TASK TO CARRY OUT — Omit the pictures, then write out every entry exactly as it reads.

(Collection entries)
**********

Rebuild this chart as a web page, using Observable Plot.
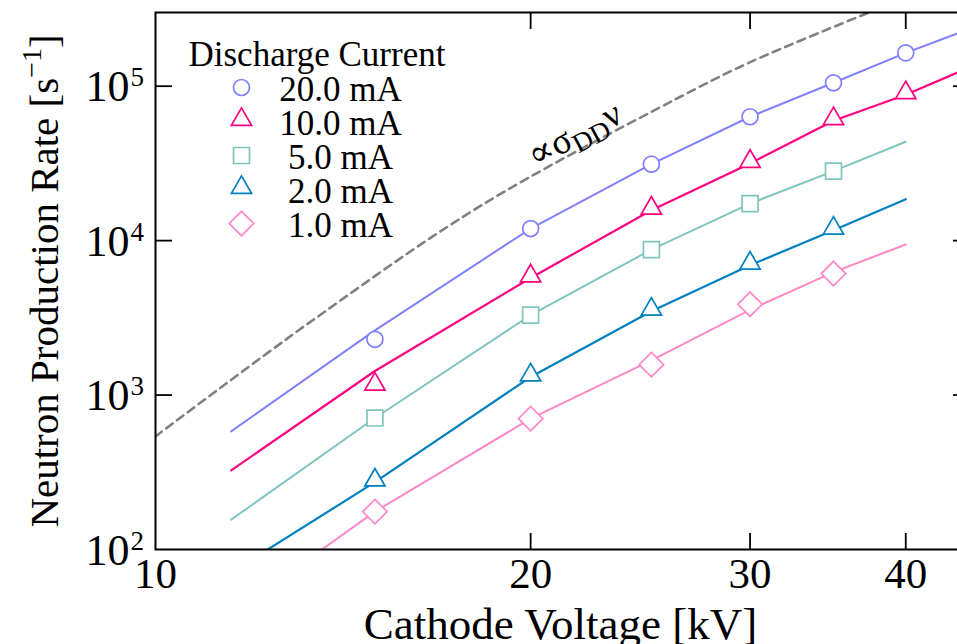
<!DOCTYPE html>
<html>
<head>
<meta charset="utf-8">
<script src="https://cdn.jsdelivr.net/npm/d3@7"></script>
<script src="https://cdn.jsdelivr.net/npm/@observablehq/plot@0.6"></script>
<style>
html, body { margin: 0; padding: 0; background: #ffffff; overflow: hidden; }
</style>
</head>
<body>
<div id="chart"></div>
<script>
// ---- data ----
const markerVoltages = [15, 20, 25, 30, 35, 40];          // kV
const lineVoltages   = [11.5, 15, 20, 25, 30, 35, 40, 45]; // kV

const currents = ["20.0 mA", "10.0 mA", "5.0 mA", "2.0 mA", "1.0 mA"];
const colors   = ["#8080ff", "#ff0080", "#80c4c0", "#0080c0", "#ff88c4"];
const symbols  = ["circle", "triangle", "square", "triangle", "diamond2"];

// measured neutron rates [1/s] (markers)
const marker20 = [2296, 11970, 31270, 63400, 105200, 164400];
const marker10 = [1140, 5730, 15740, 31600, 59700, 87900];
const marker5  = [710, 3290, 8750, 17380, 28180];
const marker2  = [273, 1309, 3485, 6930, 11670];
const marker1  = [176, 703, 1574, 3873, 6122];

// model curves [1/s] (solid lines) at lineVoltages
const line20 = [582, 2625, 11970, 31270, 63400, 105200, 164400, 234700];
const line10 = [325, 1432, 5730, 15740, 31600, 59700, 87900, 132500];
const line5  = [156, 710, 3290, 8750, 17380, 28180, 43670];
const line2  = [71, 273, 1309, 3485, 6930, 11670, 18530];
const line1  = [38, 176, 703, 1679, 3566, 6250, 9440];

// dashed curve proportional to sigma_DD * v
const sigmaVoltages = [10, 13.37, 18.24, 26.07, 29.87, 37.36, 40];
const sigmaRates    = [540, 3050, 16830, 81300, 140600, 300000, 375000];

// axis ticks
const xTickLabels = [10, 20, 30, 40];
const xInnerTicks = [20, 30, 40];
const yTickLabels = [1e2, 1e3, 1e4, 1e5];
const yInnerTicks = [1e3, 1e4, 1e5];

const xTitle = "Cathode Voltage [kV]";
const yTitle = "Neutron Production Rate [s\u207B\u00B9]";
const legendTitle = "Discharge Current";
const sigmaLabel = "\u221D\u03C3DD\u03BD";

// ---- build tables ----
const markerSets = [marker20, marker10, marker5, marker2, marker1];
const lineSets = [line20, line10, line5, line2, line1];
const markers = markerSets.flatMap((vals, s) => vals.map((v, i) => ({kV: markerVoltages[i], rate: v, s})));
const lines = lineSets.flatMap((vals, s) => vals.map((v, i) => ({kV: lineVoltages[i], rate: v, s})));
const sigma = sigmaVoltages.map((kV, i) => ({kV, rate: sigmaRates[i]}));

const markerR = {circle: 8, triangle: 7.5, square: 9, diamond2: 11};
const serif = "'Liberation Serif', 'Times New Roman', 'DejaVu Serif', serif";

const marks = [];

// dashed sigma curve
marks.push(Plot.line(sigma, {x: "kV", y: "rate", stroke: "#808080", strokeWidth: 2.6,
  strokeDasharray: "8,5.5", curve: "catmull-rom", clip: true}));

// model lines
lineSets.forEach((_, s) => {
  marks.push(Plot.line(lines.filter(d => d.s === s), {x: "kV", y: "rate", stroke: colors[s],
    strokeWidth: (s === 1 || s === 3) ? 2.2 : 2, clip: true}));
});

// markers
markerSets.forEach((_, s) => {
  marks.push(Plot.dot(markers.filter(d => d.s === s), {x: "kV", y: "rate", symbol: () => symbols[s],
    r: markerR[symbols[s]], stroke: colors[s], fill: "white", strokeWidth: 1.7,
    dy: symbols[s] === "triangle" ? -2 : 0}));
});

// frame + inward ticks
marks.push(Plot.frame({stroke: "black", strokeWidth: 2}));
marks.push(Plot.axisX(xInnerTicks, {anchor: "bottom", tickSize: 16, dy: -16, tickFormat: () => "", label: null, strokeWidth: 1.8}));
marks.push(Plot.axisX(xInnerTicks, {anchor: "top", tickSize: 16, dy: 16, tickFormat: () => "", label: null, strokeWidth: 1.8}));
marks.push(Plot.axisY(yInnerTicks, {anchor: "left", tickSize: 17, dx: 17, tickFormat: () => "", label: null, strokeWidth: 1.8}));
marks.push(Plot.axisY(yInnerTicks, {anchor: "right", tickSize: 17, dx: -17, tickFormat: () => "", label: null, strokeWidth: 1.8}));

// tick labels
marks.push(Plot.text(xTickLabels, {x: d => d, text: d => String(d), frameAnchor: "bottom",
  textAnchor: "middle", lineAnchor: "bottom", dy: 38, fontSize: 43, fill: "black"}));
marks.push(Plot.text(yTickLabels, {y: d => d, text: () => "10", frameAnchor: "left",
  textAnchor: "end", lineAnchor: "bottom", dx: -26, dy: 15, fontSize: 44, fill: "black"}));
marks.push(Plot.text(yTickLabels, {y: d => d, text: d => String(Math.round(Math.log10(d))), frameAnchor: "left",
  textAnchor: "start", lineAnchor: "bottom", dx: -25, dy: 0, fontSize: 27, fill: "black"}));

// axis titles
marks.push(Plot.text([xTitle], {text: d => d, frameAnchor: "bottom", textAnchor: "middle", lineAnchor: "bottom", dx: -2, dy: 89, fontSize: 45, fill: "black"}));
marks.push(Plot.text([yTitle], {text: d => d, frameAnchor: "left", textAnchor: "middle", lineAnchor: "bottom", rotate: -90, dx: -98, fontSize: 41, fill: "black"}));

// sigma annotation
marks.push(Plot.text([sigmaLabel], {text: d => d, frameAnchor: "top-left", dx: 380, dy: 156, rotate: -28,
  textAnchor: "start", lineAnchor: "bottom", fontSize: 37, fill: "black"}));

// legend
marks.push(Plot.text([legendTitle], {text: d => d, frameAnchor: "top-left", dx: 33, dy: 53,
  textAnchor: "start", lineAnchor: "bottom", fontSize: 35, fill: "black"}));
currents.forEach((c, i) => {
  marks.push(Plot.dot([c], {frameAnchor: "top-left", dx: 86, dy: 75 + i * 34 + (symbols[i] === "triangle" ? -2 : 0),
    symbol: () => symbols[i], r: markerR[symbols[i]], stroke: colors[i], fill: "white", strokeWidth: 1.7}));
  marks.push(Plot.text([c], {text: d => d, frameAnchor: "top-left", dx: 185, dy: 75 + i * 34 + 13,
    textAnchor: "middle", lineAnchor: "bottom", fontSize: 35, fill: "black"}));
});

const chart = Plot.plot({
  width: 957,
  height: 644,
  marginLeft: 155,
  marginTop: 12,
  marginBottom: 95,
  marginRight: -12,
  x: {type: "log", domain: [10, 45], label: null},
  y: {type: "log", domain: [100, 3e5], label: null},
  style: {fontFamily: serif, color: "black", background: "white"},
  marks
});

// rich text (superscripts / subscripts) inside the Plot-generated text elements
const SVGNS = "http://www.w3.org/2000/svg";
function rich(el, parts) {
  el.textContent = "";
  for (const p of parts) {
    const ts = document.createElementNS(SVGNS, "tspan");
    ts.textContent = p.text;
    if (p.size) ts.setAttribute("font-size", p.size);
    if (p.dy) ts.setAttribute("dy", p.dy);
    el.appendChild(ts);
  }
}
chart.querySelectorAll("text").forEach(t => {
  if (t.textContent === yTitle) {
    rich(t, [{text: "Neutron Production Rate [s"}, {text: "\u22121", size: 28, dy: -17}, {text: "]", dy: 17}]);
  } else if (t.textContent === sigmaLabel) {
    rich(t, [{text: "\u221D\u03C3"}, {text: "DD", size: 27, dy: 7}, {text: "\u03BD", size: 37, dy: -7}]);
  }
});

document.getElementById("chart").appendChild(chart);
</script>
</body>
</html>
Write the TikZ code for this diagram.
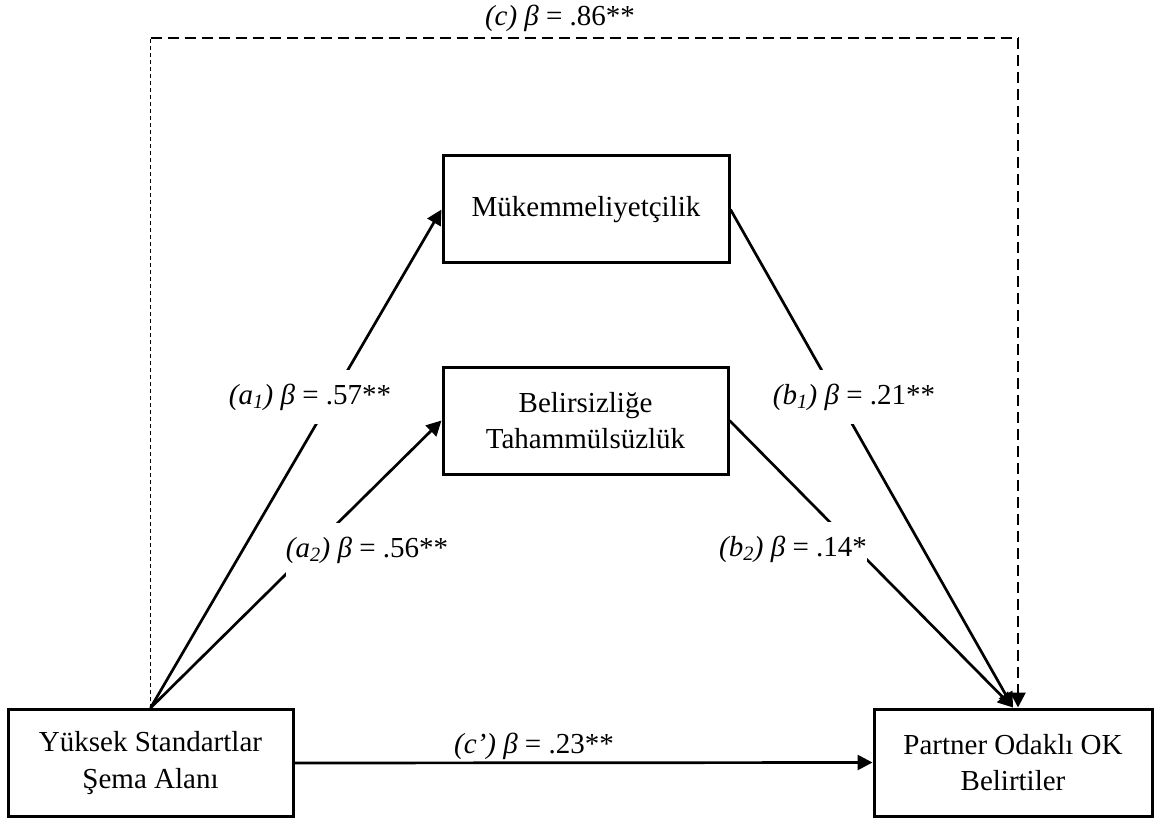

**********

WRITTEN ANSWER —
Rebuild this chart as a web page, using Observable Plot.
<!DOCTYPE html>
<html>
<head>
<meta charset="utf-8">
<script src="https://cdn.jsdelivr.net/npm/d3@7"></script>
<script src="https://cdn.jsdelivr.net/npm/@observablehq/plot@0.6"></script>
<style>
html, body { margin: 0; padding: 0; background: #ffffff; overflow: hidden; }
</style>
</head>
<body>
<div id="chart"></div>
<script>
// ---- data ----
const markerVoltages = [15, 20, 25, 30, 35, 40];          // kV
const lineVoltages   = [11.5, 15, 20, 25, 30, 35, 40, 45]; // kV

const currents = ["20.0 mA", "10.0 mA", "5.0 mA", "2.0 mA", "1.0 mA"];
const colors   = ["#8080ff", "#ff0080", "#80c4c0", "#0080c0", "#ff88c4"];
const symbols  = ["circle", "triangle", "square", "triangle", "diamond2"];

// measured neutron rates [1/s] (markers)
const marker20 = [2296, 11970, 31270, 63400, 105200, 164400];
const marker10 = [1140, 5730, 15740, 31600, 59700, 87900];
const marker5  = [710, 3290, 8750, 17380, 28180];
const marker2  = [273, 1309, 3485, 6930, 11670];
const marker1  = [176, 703, 1574, 3873, 6122];

// model curves [1/s] (solid lines) at lineVoltages
const line20 = [582, 2625, 11970, 31270, 63400, 105200, 164400, 234700];
const line10 = [325, 1432, 5730, 15740, 31600, 59700, 87900, 132500];
const line5  = [156, 710, 3290, 8750, 17380, 28180, 43670];
const line2  = [71, 273, 1309, 3485, 6930, 11670, 18530];
const line1  = [38, 176, 703, 1679, 3566, 6250, 9440];

// dashed curve proportional to sigma_DD * v
const sigmaVoltages = [10, 13.37, 18.24, 26.07, 29.87, 37.36, 40];
const sigmaRates    = [540, 3050, 16830, 81300, 140600, 300000, 375000];

// axis ticks
const xTickLabels = [10, 20, 30, 40];
const xInnerTicks = [20, 30, 40];
const yTickLabels = [1e2, 1e3, 1e4, 1e5];
const yInnerTicks = [1e3, 1e4, 1e5];

const xTitle = "Cathode Voltage [kV]";
const yTitle = "Neutron Production Rate [s\u207B\u00B9]";
const legendTitle = "Discharge Current";
const sigmaLabel = "\u221D\u03C3DD\u03BD";

// ---- build tables ----
const markerSets = [marker20, marker10, marker5, marker2, marker1];
const lineSets = [line20, line10, line5, line2, line1];
const markers = markerSets.flatMap((vals, s) => vals.map((v, i) => ({kV: markerVoltages[i], rate: v, s})));
const lines = lineSets.flatMap((vals, s) => vals.map((v, i) => ({kV: lineVoltages[i], rate: v, s})));
const sigma = sigmaVoltages.map((kV, i) => ({kV, rate: sigmaRates[i]}));

const markerR = {circle: 8, triangle: 7.5, square: 9, diamond2: 11};
const serif = "'Liberation Serif', 'Times New Roman', 'DejaVu Serif', serif";

const marks = [];

// dashed sigma curve
marks.push(Plot.line(sigma, {x: "kV", y: "rate", stroke: "#808080", strokeWidth: 2.6,
  strokeDasharray: "8,5.5", curve: "catmull-rom", clip: true}));

// model lines
lineSets.forEach((_, s) => {
  marks.push(Plot.line(lines.filter(d => d.s === s), {x: "kV", y: "rate", stroke: colors[s],
    strokeWidth: (s === 1 || s === 3) ? 2.2 : 2, clip: true}));
});

// markers
markerSets.forEach((_, s) => {
  marks.push(Plot.dot(markers.filter(d => d.s === s), {x: "kV", y: "rate", symbol: () => symbols[s],
    r: markerR[symbols[s]], stroke: colors[s], fill: "white", strokeWidth: 1.7,
    dy: symbols[s] === "triangle" ? -2 : 0}));
});

// frame + inward ticks
marks.push(Plot.frame({stroke: "black", strokeWidth: 2}));
marks.push(Plot.axisX(xInnerTicks, {anchor: "bottom", tickSize: 16, dy: -16, tickFormat: () => "", label: null, strokeWidth: 1.8}));
marks.push(Plot.axisX(xInnerTicks, {anchor: "top", tickSize: 16, dy: 16, tickFormat: () => "", label: null, strokeWidth: 1.8}));
marks.push(Plot.axisY(yInnerTicks, {anchor: "left", tickSize: 17, dx: 17, tickFormat: () => "", label: null, strokeWidth: 1.8}));
marks.push(Plot.axisY(yInnerTicks, {anchor: "right", tickSize: 17, dx: -17, tickFormat: () => "", label: null, strokeWidth: 1.8}));

// tick labels
marks.push(Plot.text(xTickLabels, {x: d => d, text: d => String(d), frameAnchor: "bottom",
  textAnchor: "middle", lineAnchor: "bottom", dy: 38, fontSize: 43, fill: "black"}));
marks.push(Plot.text(yTickLabels, {y: d => d, text: () => "10", frameAnchor: "left",
  textAnchor: "end", lineAnchor: "bottom", dx: -26, dy: 15, fontSize: 44, fill: "black"}));
marks.push(Plot.text(yTickLabels, {y: d => d, text: d => String(Math.round(Math.log10(d))), frameAnchor: "left",
  textAnchor: "start", lineAnchor: "bottom", dx: -25, dy: 0, fontSize: 27, fill: "black"}));

// axis titles
marks.push(Plot.text([xTitle], {text: d => d, frameAnchor: "bottom", textAnchor: "middle", lineAnchor: "bottom", dx: -2, dy: 89, fontSize: 45, fill: "black"}));
marks.push(Plot.text([yTitle], {text: d => d, frameAnchor: "left", textAnchor: "middle", lineAnchor: "bottom", rotate: -90, dx: -98, fontSize: 41, fill: "black"}));

// sigma annotation
marks.push(Plot.text([sigmaLabel], {text: d => d, frameAnchor: "top-left", dx: 380, dy: 156, rotate: -28,
  textAnchor: "start", lineAnchor: "bottom", fontSize: 37, fill: "black"}));

// legend
marks.push(Plot.text([legendTitle], {text: d => d, frameAnchor: "top-left", dx: 33, dy: 53,
  textAnchor: "start", lineAnchor: "bottom", fontSize: 35, fill: "black"}));
currents.forEach((c, i) => {
  marks.push(Plot.dot([c], {frameAnchor: "top-left", dx: 86, dy: 75 + i * 34 + (symbols[i] === "triangle" ? -2 : 0),
    symbol: () => symbols[i], r: markerR[symbols[i]], stroke: colors[i], fill: "white", strokeWidth: 1.7}));
  marks.push(Plot.text([c], {text: d => d, frameAnchor: "top-left", dx: 185, dy: 75 + i * 34 + 13,
    textAnchor: "middle", lineAnchor: "bottom", fontSize: 35, fill: "black"}));
});

const chart = Plot.plot({
  width: 957,
  height: 644,
  marginLeft: 155,
  marginTop: 12,
  marginBottom: 95,
  marginRight: -12,
  x: {type: "log", domain: [10, 45], label: null},
  y: {type: "log", domain: [100, 3e5], label: null},
  style: {fontFamily: serif, color: "black", background: "white"},
  marks
});

// rich text (superscripts / subscripts) inside the Plot-generated text elements
const SVGNS = "http://www.w3.org/2000/svg";
function rich(el, parts) {
  el.textContent = "";
  for (const p of parts) {
    const ts = document.createElementNS(SVGNS, "tspan");
    ts.textContent = p.text;
    if (p.size) ts.setAttribute("font-size", p.size);
    if (p.dy) ts.setAttribute("dy", p.dy);
    el.appendChild(ts);
  }
}
chart.querySelectorAll("text").forEach(t => {
  if (t.textContent === yTitle) {
    rich(t, [{text: "Neutron Production Rate [s"}, {text: "\u22121", size: 28, dy: -17}, {text: "]", dy: 17}]);
  } else if (t.textContent === sigmaLabel) {
    rich(t, [{text: "\u221D\u03C3"}, {text: "DD", size: 27, dy: 7}, {text: "\u03BD", size: 37, dy: -7}]);
  }
});

document.getElementById("chart").appendChild(chart);
</script>
</body>
</html>
Write the TikZ code for this diagram.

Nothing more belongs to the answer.